Start

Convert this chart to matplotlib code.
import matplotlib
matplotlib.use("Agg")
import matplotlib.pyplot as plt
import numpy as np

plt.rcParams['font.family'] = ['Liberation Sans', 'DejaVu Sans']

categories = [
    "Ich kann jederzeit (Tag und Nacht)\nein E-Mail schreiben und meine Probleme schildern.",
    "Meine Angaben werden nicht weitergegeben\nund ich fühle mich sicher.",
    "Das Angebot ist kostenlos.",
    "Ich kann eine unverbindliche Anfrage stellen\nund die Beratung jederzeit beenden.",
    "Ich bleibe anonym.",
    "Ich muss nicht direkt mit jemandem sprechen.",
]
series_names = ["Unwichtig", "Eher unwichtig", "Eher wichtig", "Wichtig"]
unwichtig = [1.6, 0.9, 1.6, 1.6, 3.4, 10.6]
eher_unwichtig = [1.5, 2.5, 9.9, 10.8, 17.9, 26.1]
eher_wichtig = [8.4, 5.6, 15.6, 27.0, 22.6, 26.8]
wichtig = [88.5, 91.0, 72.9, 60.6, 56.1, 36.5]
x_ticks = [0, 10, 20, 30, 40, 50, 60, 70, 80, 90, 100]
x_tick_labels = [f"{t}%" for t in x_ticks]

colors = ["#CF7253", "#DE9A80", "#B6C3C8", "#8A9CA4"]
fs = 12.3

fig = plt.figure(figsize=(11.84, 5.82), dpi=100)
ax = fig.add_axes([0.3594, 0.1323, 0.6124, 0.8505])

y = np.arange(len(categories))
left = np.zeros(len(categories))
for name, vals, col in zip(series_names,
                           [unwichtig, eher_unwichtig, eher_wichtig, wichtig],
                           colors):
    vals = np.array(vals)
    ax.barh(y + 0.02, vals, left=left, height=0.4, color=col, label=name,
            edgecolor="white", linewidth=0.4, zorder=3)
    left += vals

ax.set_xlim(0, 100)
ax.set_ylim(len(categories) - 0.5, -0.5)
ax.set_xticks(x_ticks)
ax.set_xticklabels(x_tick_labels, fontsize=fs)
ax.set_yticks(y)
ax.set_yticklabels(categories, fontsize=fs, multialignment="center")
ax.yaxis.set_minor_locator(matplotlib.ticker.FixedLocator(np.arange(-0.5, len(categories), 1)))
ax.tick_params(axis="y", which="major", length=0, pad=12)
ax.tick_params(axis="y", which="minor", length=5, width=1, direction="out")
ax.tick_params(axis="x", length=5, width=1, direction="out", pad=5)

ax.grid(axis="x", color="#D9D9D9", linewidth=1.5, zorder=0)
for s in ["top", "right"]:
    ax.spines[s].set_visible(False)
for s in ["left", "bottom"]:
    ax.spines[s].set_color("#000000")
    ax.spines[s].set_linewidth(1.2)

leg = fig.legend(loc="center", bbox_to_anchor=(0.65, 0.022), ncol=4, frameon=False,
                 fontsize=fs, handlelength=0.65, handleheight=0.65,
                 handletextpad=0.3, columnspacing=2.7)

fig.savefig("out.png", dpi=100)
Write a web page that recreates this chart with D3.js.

End

## PROBLEM STATEMENT
Print out every record again, exactly and in full.

## COMPLETED EXERCISE
Convert this chart to matplotlib code.
import matplotlib
matplotlib.use("Agg")
import matplotlib.pyplot as plt
import numpy as np

plt.rcParams['font.family'] = ['Liberation Sans', 'DejaVu Sans']

categories = [
    "Ich kann jederzeit (Tag und Nacht)\nein E-Mail schreiben und meine Probleme schildern.",
    "Meine Angaben werden nicht weitergegeben\nund ich fühle mich sicher.",
    "Das Angebot ist kostenlos.",
    "Ich kann eine unverbindliche Anfrage stellen\nund die Beratung jederzeit beenden.",
    "Ich bleibe anonym.",
    "Ich muss nicht direkt mit jemandem sprechen.",
]
series_names = ["Unwichtig", "Eher unwichtig", "Eher wichtig", "Wichtig"]
unwichtig = [1.6, 0.9, 1.6, 1.6, 3.4, 10.6]
eher_unwichtig = [1.5, 2.5, 9.9, 10.8, 17.9, 26.1]
eher_wichtig = [8.4, 5.6, 15.6, 27.0, 22.6, 26.8]
wichtig = [88.5, 91.0, 72.9, 60.6, 56.1, 36.5]
x_ticks = [0, 10, 20, 30, 40, 50, 60, 70, 80, 90, 100]
x_tick_labels = [f"{t}%" for t in x_ticks]

colors = ["#CF7253", "#DE9A80", "#B6C3C8", "#8A9CA4"]
fs = 12.3

fig = plt.figure(figsize=(11.84, 5.82), dpi=100)
ax = fig.add_axes([0.3594, 0.1323, 0.6124, 0.8505])

y = np.arange(len(categories))
left = np.zeros(len(categories))
for name, vals, col in zip(series_names,
                           [unwichtig, eher_unwichtig, eher_wichtig, wichtig],
                           colors):
    vals = np.array(vals)
    ax.barh(y + 0.02, vals, left=left, height=0.4, color=col, label=name,
            edgecolor="white", linewidth=0.4, zorder=3)
    left += vals

ax.set_xlim(0, 100)
ax.set_ylim(len(categories) - 0.5, -0.5)
ax.set_xticks(x_ticks)
ax.set_xticklabels(x_tick_labels, fontsize=fs)
ax.set_yticks(y)
ax.set_yticklabels(categories, fontsize=fs, multialignment="center")
ax.yaxis.set_minor_locator(matplotlib.ticker.FixedLocator(np.arange(-0.5, len(categories), 1)))
ax.tick_params(axis="y", which="major", length=0, pad=12)
ax.tick_params(axis="y", which="minor", length=5, width=1, direction="out")
ax.tick_params(axis="x", length=5, width=1, direction="out", pad=5)

ax.grid(axis="x", color="#D9D9D9", linewidth=1.5, zorder=0)
for s in ["top", "right"]:
    ax.spines[s].set_visible(False)
for s in ["left", "bottom"]:
    ax.spines[s].set_color("#000000")
    ax.spines[s].set_linewidth(1.2)

leg = fig.legend(loc="center", bbox_to_anchor=(0.65, 0.022), ncol=4, frameon=False,
                 fontsize=fs, handlelength=0.65, handleheight=0.65,
                 handletextpad=0.3, columnspacing=2.7)

fig.savefig("out.png", dpi=100)
Write a web page that recreates this chart with D3.js.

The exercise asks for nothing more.